Seven of the 10 indicators in today’s report increased, with the biggest boost provided by the Standard & Poor’s index, which gained 12 percent in April from the prior month’s average.
Consumer Sentiment
Another contribution came from the Reuters/University of Michigan index of consumer expectations, a proxy for future spending, which rose in April by the most in more than two years. A preliminary report showed the gauge also rising in May.
Seven of the 10 indicators for the leading index are known ahead of time: stock prices, jobless claims, building permits, consumer expectations, the yield curve, factory hours and supplier delivery times.
The Philadelphia Fed’s general economic index climbed to minus 22.6 this month from minus 24.4 in April, the bank said today. Negative numbers signal contraction.
While the manufacturing slump is stabilizing after companies reduced inventories in the first quarter at the fastest pace on record, the global downturn will keep paring demand for American-made goods. Production cutbacks at General Motors Corp. and Chrysler LLC will ripple through the auto industry, meaning the factory slowdown and soft labor market may persist for months to come.
Slower Contraction
“The economy is contracting and manufacturing is contracting, it’s just contracting at a slower pace,” said Steven Ricchiuto, chief economist at Mizuho Securities USA Inc. in New York. Ricchiuto forecast the index would be minus 22.
Initial jobless claims fell by 12,000 to 631,000 in the week ended May 16, from a revised 643,000 the prior week that was higher than initially estimated, the Labor Department said today in Washington. The total number of people collecting benefits rose to 6.66 million, a record reading for a 16th straight week, and a sign companies are still not hiring.
Job losses are likely to continue after Chrysler filed for bankruptcy and because General Motors may follow suit and terminate 1,100 U.S. dealers.

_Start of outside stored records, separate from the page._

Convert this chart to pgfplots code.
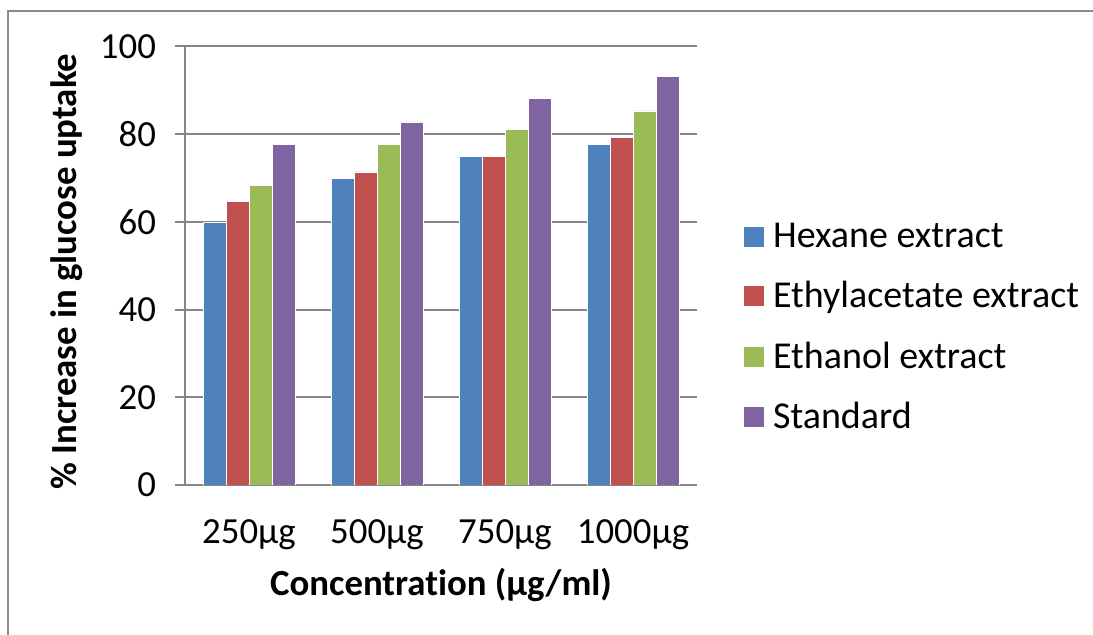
\documentclass[border=0pt]{standalone}
\usepackage{pgfplots}
\pgfplotsset{compat=1.18}
\usepackage{fontspec}
\setmainfont[Ligatures={NoCommon}]{Carlito}

\definecolor{hexblue}{HTML}{4F81BD}
\definecolor{ethred}{HTML}{C0504D}
\definecolor{ethgreen}{HTML}{9BBB59}
\definecolor{stdpurple}{HTML}{8064A2}
\definecolor{gridgray}{HTML}{868686}
\definecolor{framegray}{HTML}{8C8C8C}

\begin{document}
\begin{tikzpicture}
\useasboundingbox (0,0) rectangle (546.5pt,317.5pt);
% chart frame (left and top edges)
\draw[framegray, line width=1pt] (4pt,0) -- (4pt,312pt) -- (546.5pt,312pt);
\begin{axis}[
  at={(92.5pt,75pt)}, anchor=south west,
  scale only axis,
  width=256pt, height=219.25pt,
  ybar=0pt, bar width=11.5pt,
  xmin=-0.5, xmax=3.5,
  ymin=0, ymax=100,
  xtick=data,
  xticklabels={250µg,500µg,750µg,1000µg},
  ytick={0,20,40,60,80,100},
  axis x line*=bottom, axis y line*=left,
  axis line style={gridgray, line width=1pt, -},
  x axis line style={draw=none},
  ymajorgrids,
  grid style={gridgray, line width=1pt},
  major tick length=5pt,
  tick align=outside,
  xtick style={draw=none},
  ytick style={gridgray, line width=1pt},
  tick label style={font=\fontsize{18.4pt}{21pt}\selectfont, black},
  /pgf/number format/assume math mode=true,
  yticklabel style={xshift=-6pt},
  xticklabel style={yshift=-9pt},
  xlabel={\textbf{Concentrat\kern0pt ion (µg/ml)}},
  ylabel={\textbf{\% Increase in glucose uptake}},
  label style={font=\fontsize{18.4pt}{21pt}\selectfont},
  xlabel style={yshift=-2pt},
  ylabel style={yshift=2pt, xshift=-3pt},
  legend style={at={(1.09,0.36)}, anchor=west, draw=none, fill=none,
    font=\fontsize{19pt}{22pt}\selectfont, row sep=11.5pt,
    inner sep=0pt},
  legend cell align=left,
  legend image code/.code={\fill[#1] (0pt,-5.25pt) rectangle (10.5pt,5.25pt); \path (12.5pt,0pt);},
]
\addplot[fill=hexblue, draw=white, line width=0.3pt] coordinates {(0,60.0) (1,69.9) (2,75.0) (3,77.7)};
\addplot[fill=ethred, draw=white, line width=0.3pt] coordinates {(0,64.7) (1,71.4) (2,75.0) (3,79.2)};
\addplot[fill=ethgreen, draw=white, line width=0.3pt] coordinates {(0,68.4) (1,77.7) (2,81.1) (3,85.3)};
\addplot[fill=stdpurple, draw=white, line width=0.3pt] coordinates {(0,77.7) (1,82.8) (2,88.2) (3,93.2)};
\legend{Hexane extract, Ethylacetate extract, Ethanol extract, Standard}
\end{axis}
\end{tikzpicture}
\end{document}
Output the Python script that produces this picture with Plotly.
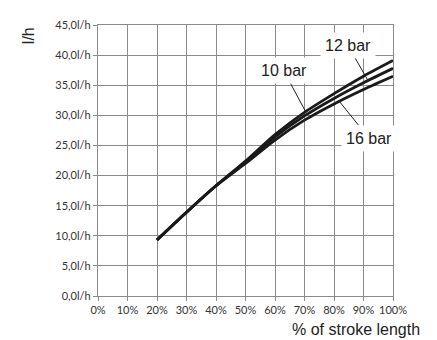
import plotly.graph_objects as go

stroke_pct = [20, 30, 40, 50, 60, 70, 80, 90, 100]
flow_10bar = [9.3, 13.9, 18.3, 22.4, 26.8, 30.5, 33.6, 36.5, 39.1]
flow_12bar = [9.3, 13.9, 18.3, 22.2, 26.4, 29.9, 32.8, 35.4, 37.8]
flow_16bar = [9.3, 13.9, 18.3, 22.0, 25.9, 29.2, 31.9, 34.3, 36.5]

y_tick_vals = [0, 5, 10, 15, 20, 25, 30, 35, 40, 45]
y_tick_text = ["0,0l/h", "5,0l/h", "10,0l/h", "15,0l/h", "20,0l/h", "25,0l/h",
               "30,0l/h", "35,0l/h", "40,0l/h", "45,0l/h"]
x_tick_vals = [0, 10, 20, 30, 40, 50, 60, 70, 80, 90, 100]
x_tick_text = ["0%", "10%", "20%", "30%", "40%", "50%", "60%", "70%", "80%", "90%", "100%"]

# label: (name, anchor x, anchor y, ax, ay)
labels = [("10 bar", 70.4, 30.6, -22, -41),
          ("12 bar", 91.5, 35.8, -20, -35),
          ("16 bar", 82.0, 32.2, 29, 36)]

GRID = "#8a8a8a"
COND = "Liberation Sans, Arial, sans-serif"
TICKF = "Lato, Open Sans, sans-serif"


def cfont(size):
    return dict(family=COND, size=size, color="#222")


fig = go.Figure()
for name, ys in [("10 bar", flow_10bar), ("12 bar", flow_12bar), ("16 bar", flow_16bar)]:
    fig.add_trace(go.Scatter(x=stroke_pct, y=ys, mode="lines", name=name,
                             line=dict(color="#1a1a1a", width=2.8, shape="spline", smoothing=0.8),
                             showlegend=False))

for name, x, y, ax, ay in labels:
    fig.add_annotation(x=x, y=y, text=name, showarrow=True, arrowhead=0, arrowwidth=1,
                       arrowcolor="#222", ax=ax, ay=ay, bgcolor="white", borderpad=4,
                       font=cfont(16))

fig.add_annotation(xref="paper", yref="paper", x=-0.235, y=1.0, text="l/h", textangle=-90,
                   showarrow=False, xanchor="center", yanchor="top", font=cfont(16))
fig.add_annotation(xref="paper", yref="paper", x=1.097, y=-0.122, text="% of stroke length",
                   showarrow=False, xanchor="right", yanchor="middle", font=cfont(16))

fig.update_xaxes(range=[0, 100], tickvals=x_tick_vals, ticktext=x_tick_text,
                 showgrid=True, gridcolor=GRID, gridwidth=1.3,
                 showline=True, linecolor=GRID, linewidth=1.3, mirror=True,
                 ticks="outside", ticklen=4, tickcolor=GRID, zeroline=False,
                 tickfont=dict(family=TICKF, size=11, color="#333"))
fig.update_yaxes(range=[0, 45], tickvals=y_tick_vals, ticktext=y_tick_text,
                 showgrid=True, gridcolor=GRID, gridwidth=1.3,
                 showline=True, linecolor=GRID, linewidth=1.3, mirror=True,
                 ticks="outside", ticklen=4, tickcolor=GRID, zeroline=False,
                 tickfont=dict(family=TICKF, size=11, color="#333"))

# try a condensed stretch for the label texts, if this plotly supports it
try:
    for a in fig.layout.annotations:
        a.font.stretch = "condensed"
except Exception:
    pass

# page body adds an 8px margin, so the figure is sized to fit within the window
fig.update_layout(width=429, height=332, margin=dict(l=90, r=44, t=10, b=44),
                  plot_bgcolor="white", paper_bgcolor="white")
fig.write_html("out.html")
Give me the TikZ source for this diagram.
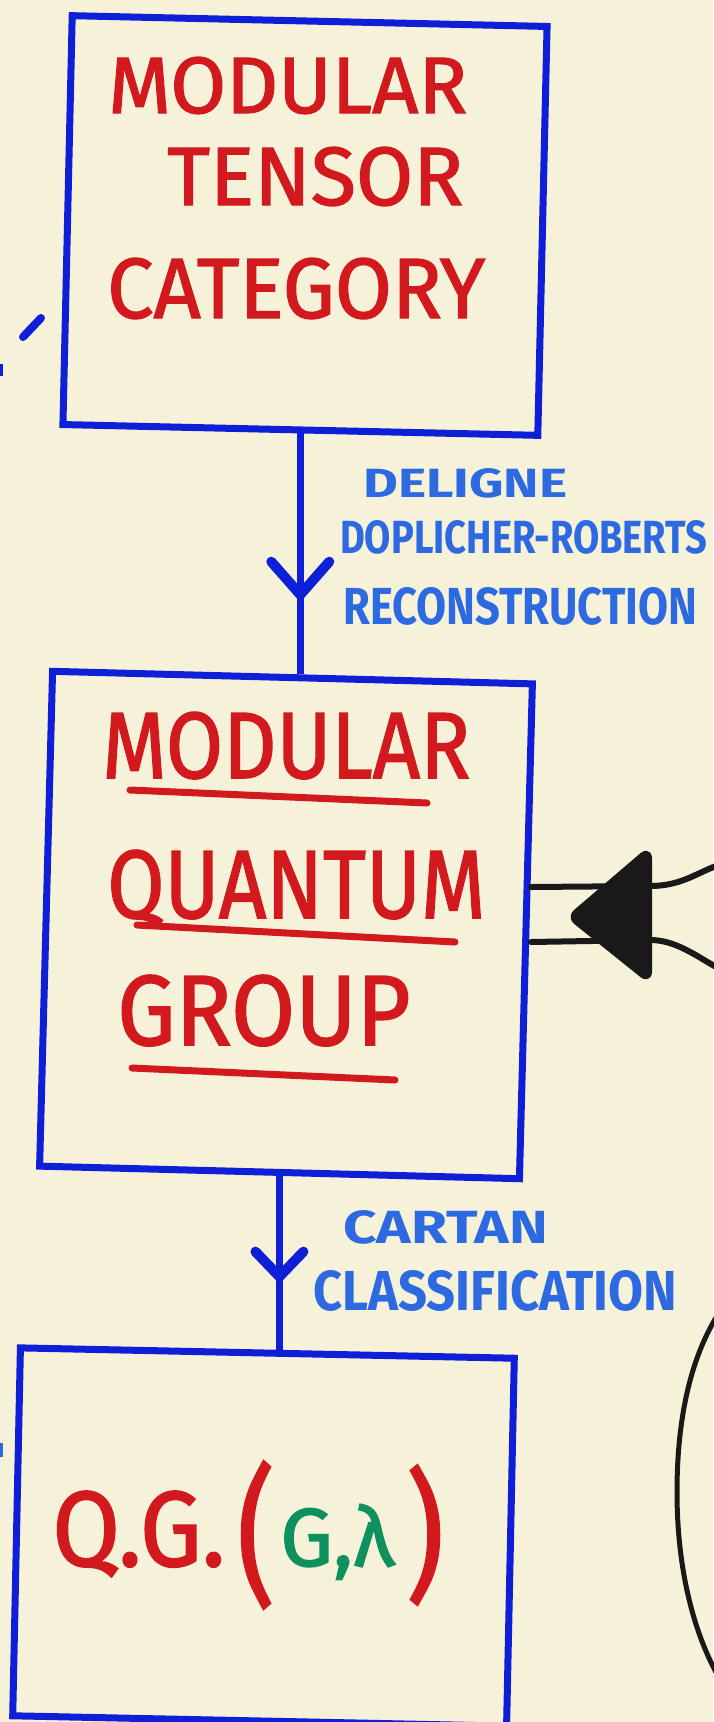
\documentclass[tikz,border=0pt]{standalone}
\usepackage{fontspec}
\setmainfont{Fira Sans}
\newfontfamily\markerfont[FakeBold=1.6]{Fira Sans}
\usetikzlibrary{decorations.markings,calc}
\definecolor{paper}{RGB}{246,242,218}
\definecolor{boxblue}{RGB}{15,30,215}
\definecolor{lblue}{RGB}{45,105,225}
\definecolor{mred}{RGB}{210,25,30}
\definecolor{mgreen}{RGB}{15,145,95}
\definecolor{ink}{RGB}{25,25,25}
\newcommand{\fitto}[3]{\resizebox{#1pt}{#2pt}{#3}}
\tikzset{
  boxst/.style={draw=boxblue, line width=7pt, inner sep=0pt, rectangle},
  redtxt/.style={text=mred, inner sep=0pt, anchor=base west, font=\markerfont},
  lbl/.style={text=lblue, inner sep=0pt, anchor=base west, font=\bfseries},
  uline/.style={draw=mred, line width=7pt, line cap=round},
  conn/.style={draw=boxblue, line width=7pt},
  vtip/.style={draw=boxblue, line width=10pt, line cap=round, line join=round},
  blk/.style={draw=ink, line width=6pt, line cap=round}
}
\begin{document}
\begin{tikzpicture}[x=1pt,y=-1pt]
\fill[paper] (0,0) rectangle (713,1722);
\useasboundingbox (0,0) rectangle (713,1722);

% boxes
\node[boxst, minimum width=475pt, minimum height=409pt, rotate=-1.3] (b1) at (305,225.5) {};
\node[boxst, minimum width=480pt, minimum height=495pt, rotate=-1.5] (b2) at (286,925) {};
\node[boxst, minimum width=494pt, minimum height=368pt, rotate=-1.2] (b3) at (263.5,1537) {};

% box 1 text
\node[redtxt] (t1a) at (108,113) {\fitto{359}{56}{MODULAR}};
\node[redtxt] (t1b) at (167,205) {\fitto{296}{58}{TENSOR}};
\node[redtxt] (t1c) at (107,318) {\fitto{378}{60}{CATEGORY}};

% box 2 text
\node[redtxt] (t2a) at (102,778) {\fitto{368}{66}{MODULAR}};
\node[redtxt] (t2b) at (107,918) {\fitto{378}{68}{QUANTUM}};
\node[redtxt] (t2c) at (117,1045) {\fitto{293}{70}{GROUP}};
\draw[uline] (130,790) -- (427,803);
\draw[uline] (137,925) -- (455,942);
\draw[uline] (132,1068) -- (395,1080);

% box 3 text
\node[redtxt] (t3a) at (52,1566) {\fitto{173}{75}{Q.G.}};
\node[text=mred, inner sep=0pt, font=\markerfont] (lp) at (256,1535) {\resizebox*{38pt}{148pt}{(}};
\node[text=mgreen, inner sep=0pt, anchor=base west, font=\markerfont] (gl) at (280,1566) {\fitto{114}{62}{G,λ}};
\node[text=mred, inner sep=0pt, font=\markerfont] (rp) at (425,1535) {\resizebox*{38pt}{140pt}{)}};

% connectors
\draw[conn, postaction={decorate}, decoration={markings,
  mark=at position 0.67 with {\draw[vtip] (-33,29) -- (0,0) -- (-33,-29);}}]
  (b1.south) -- (b1.south |- b2.north);
\draw[conn, postaction={decorate}, decoration={markings,
  mark=at position 0.58 with {\draw[vtip] (-25,24) -- (0,0) -- (-25,-24);}}]
  (b2.south) -- (b2.south |- b3.north);

% labels
\node[lbl] (d1) at (363,497) {\fitto{204}{29}{DELIGNE}};
\node[lbl] (d2) at (340,553) {\fitto{367}{33}{DOPLICHER-ROBERTS}};
\node[lbl] (d3) at (343,624) {\fitto{354}{37}{RECONSTRUCTION}};
\node[lbl] (c1) at (343,1243) {\fitto{205}{33}{CARTAN}};
\node[lbl] (c2) at (313,1310) {\fitto{364}{40}{CLASSIFICATION}};

% black structure on the right
\coordinate (e1) at (716,866);
\coordinate (e2) at (716,967);
\coordinate (s1) at (531,887);
\coordinate (s2) at (531,942);
\draw[blk] (s1) -- (650,886) .. controls (680,886) and (695,874) .. (e1);
\draw[blk] (s2) -- (650,940) .. controls (675,940) and (695,955) .. (e2);
\filldraw[draw=ink, fill=ink, line width=8pt, line join=round, rounded corners=6pt]
  (572,917) -- (648,852) -- (648,978) -- cycle;
\coordinate (a1) at (717,1316);
\coordinate (a2) at (717,1674);
\draw[draw=ink, line width=5pt] (a1) .. controls (690,1360) and (677,1420) .. (677,1492)
  .. controls (677,1570) and (694,1632) .. (a2);

% stray blue marks at the left edge
\draw[draw=boxblue, line width=8pt, line cap=round] (23,337) -- (41,318);
\fill[boxblue] (0,364) rectangle (2.5,376);
\fill[lblue] (0,1443) rectangle (2.5,1457);
\end{tikzpicture}
\end{document}
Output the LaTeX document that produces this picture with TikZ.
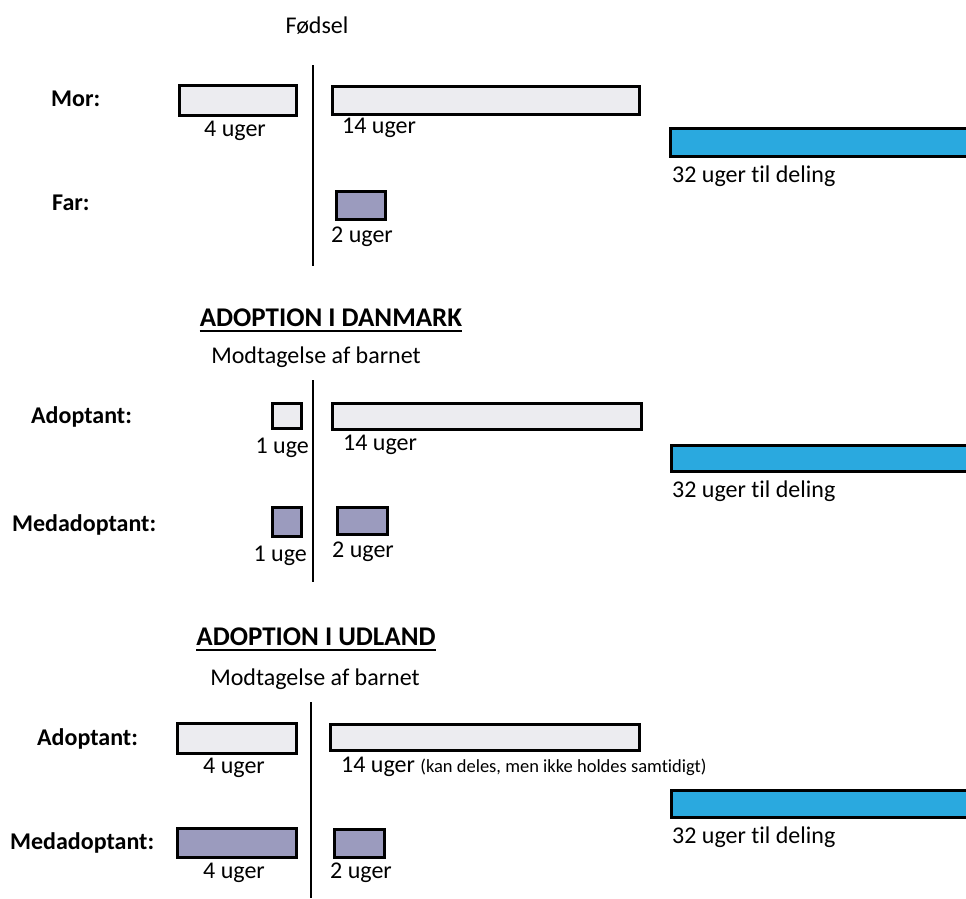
\documentclass[tikz,border=0pt]{standalone}
\usepackage{fontspec}
\setmainfont{Carlito}[Ligatures=NoCommon]
\definecolor{lysgraa}{HTML}{ECECF0}
\definecolor{lillagraa}{HTML}{9B9BBE}
\definecolor{deling}{HTML}{2AA9DF}

\begin{document}
\begin{tikzpicture}[x=1pt,y=-1pt,
    tekst/.style={font=\fontsize{24}{28}\selectfont,inner sep=0pt},
    navn/.style={font=\bfseries\fontsize{24}{28}\selectfont,inner sep=0pt,anchor=base west},
    titel/.style={font=\bfseries\fontsize{27}{30}\selectfont,inner sep=0pt,anchor=base},
    boks/.style={draw,line width=2.8pt,inner sep=0pt,anchor=north west},
    lysboks/.style={boks,fill=lysgraa},
    graaboks/.style={boks,fill=lillagraa},
    blaaboks/.style={boks,fill=deling},
    skille/.style={line width=1.8pt}]
  \useasboundingbox (0,0) rectangle (966,898);
  \fill[white] (0,0) rectangle (966,898);

  % foedsel
  \node[tekst,anchor=base] (fodsel) at (317,33) {Fødsel};
  \draw[skille] (313,65) -- (313,266);
  \node[navn] (mor) at (51,106) {Mor:};
  \node[lysboks,minimum width=117pt,minimum height=30pt] (morFoer) at (178,84) {};
  \node[tekst,anchor=base] (morFoerTxt) at (235,136) {4 uger};
  \node[lysboks,minimum width=307pt,minimum height=28pt] (morEfter) at (331,85) {};
  \node[tekst,anchor=base west] (morEfterTxt) at (342,133) {14 uger};
  \node[blaaboks,minimum width=310pt,minimum height=28pt] (delingA) at (669,127) {};
  \node[tekst,anchor=base west] (delingATxt) at (672,182) {32 uger til deling};
  \node[navn] (far) at (52,210) {Far:};
  \node[graaboks,minimum width=49pt,minimum height=28pt] (farEfter) at (335,190) {};
  \node[tekst,anchor=base west] (farEfterTxt) at (331,242) {2 uger};

  % adoption i danmark
  \node[titel] (danmark) at (331,326) {ADOPTION I DANMARK};
  \draw[line width=1.8pt] ([yshift=-5pt]danmark.base west) -- ([yshift=-5pt]danmark.base east);
  \node[tekst,anchor=base] (modtagDk) at (316,363) {Modtagelse af barnet};
  \draw[skille] (313,380) -- (313,582);
  \node[navn] (adoptDk) at (31,423) {Adoptant:};
  \node[lysboks,minimum width=29pt,minimum height=25pt] (adoptDkFoer) at (271,402) {};
  \node[tekst,anchor=base east] (adoptDkFoerTxt) at (309,453) {1 uge};
  \node[lysboks,minimum width=309pt,minimum height=26pt] (adoptDkEfter) at (331,402) {};
  \node[tekst,anchor=base west] (adoptDkEfterTxt) at (343,450) {14 uger};
  \node[blaaboks,minimum width=310pt,minimum height=26pt] (delingB) at (670,444) {};
  \node[tekst,anchor=base west] (delingBTxt) at (672,497) {32 uger til deling};
  \node[navn] (medDk) at (12,531) {Medadoptant:};
  \node[graaboks,minimum width=29pt,minimum height=29pt] (medDkFoer) at (271,506) {};
  \node[tekst,anchor=base east] (medDkFoerTxt) at (307,561) {1 uge};
  \node[graaboks,minimum width=50pt,minimum height=27pt] (medDkEfter) at (336,506) {};
  \node[tekst,anchor=base west] (medDkEfterTxt) at (332,557) {2 uger};

  % adoption i udland
  \node[titel] (udland) at (316,645) {ADOPTION I UDLAND};
  \draw[line width=1.8pt] ([yshift=-5pt]udland.base west) -- ([yshift=-5pt]udland.base east);
  \node[tekst,anchor=base] (modtagUd) at (315,685) {Modtagelse af barnet};
  \draw[skille] (311,702) -- (311,898);
  \node[navn] (adoptUd) at (37,745) {Adoptant:};
  \node[lysboks,minimum width=119pt,minimum height=30pt] (adoptUdFoer) at (176,722) {};
  \node[tekst,anchor=base] (adoptUdFoerTxt) at (234,773) {4 uger};
  \node[lysboks,minimum width=309pt,minimum height=26pt] (adoptUdEfter) at (329,723) {};
  \node[tekst,anchor=base west] (adoptUdEfterTxt) at (341,772)
    {14 uger {\fontsize{18.5}{21}\selectfont(kan deles, men ikke holdes samtidigt)}};
  \node[blaaboks,minimum width=310pt,minimum height=27pt] (delingC) at (670,789) {};
  \node[tekst,anchor=base west] (delingCTxt) at (672,843) {32 uger til deling};
  \node[navn] (medUd) at (10,849) {Medadoptant:};
  \node[graaboks,minimum width=119pt,minimum height=29pt] (medUdFoer) at (176,827) {};
  \node[tekst,anchor=base] (medUdFoerTxt) at (234,878) {4 uger};
  \node[graaboks,minimum width=50pt,minimum height=28pt] (medUdEfter) at (333,828) {};
  \node[tekst,anchor=base west] (medUdEfterTxt) at (330,878) {2 uger};
\end{tikzpicture}
\end{document}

Still, in a statement following their April meeting, Fed policy makers cited improved financial conditions, stronger business and household sentiment, and expectations of an increase in industrial production to replace inventories, as reasons why the pace of contraction will probably ease.
Fed Projections
Policy makers projected the economic slump this year would be deeper than they forecast in January and estimated a slower rebound next year, according to meeting minutes issued yesterday. Some officials said the central bank may need to boost asset purchases to further lower borrowing costs and secure a stronger recovery.
Some companies are gaining confidence any further decline in demand will not be as dramatic. LSI Corp. Chief Executive Officer Abhi Talwalkar said calling the bottom now would be “too bold of a statement,” even as sales in the chip industry were improving.
Still, “I do believe we won’t experience another freefall like we did in the last quarter and a half,” Talwalkar said in a May 18 interview.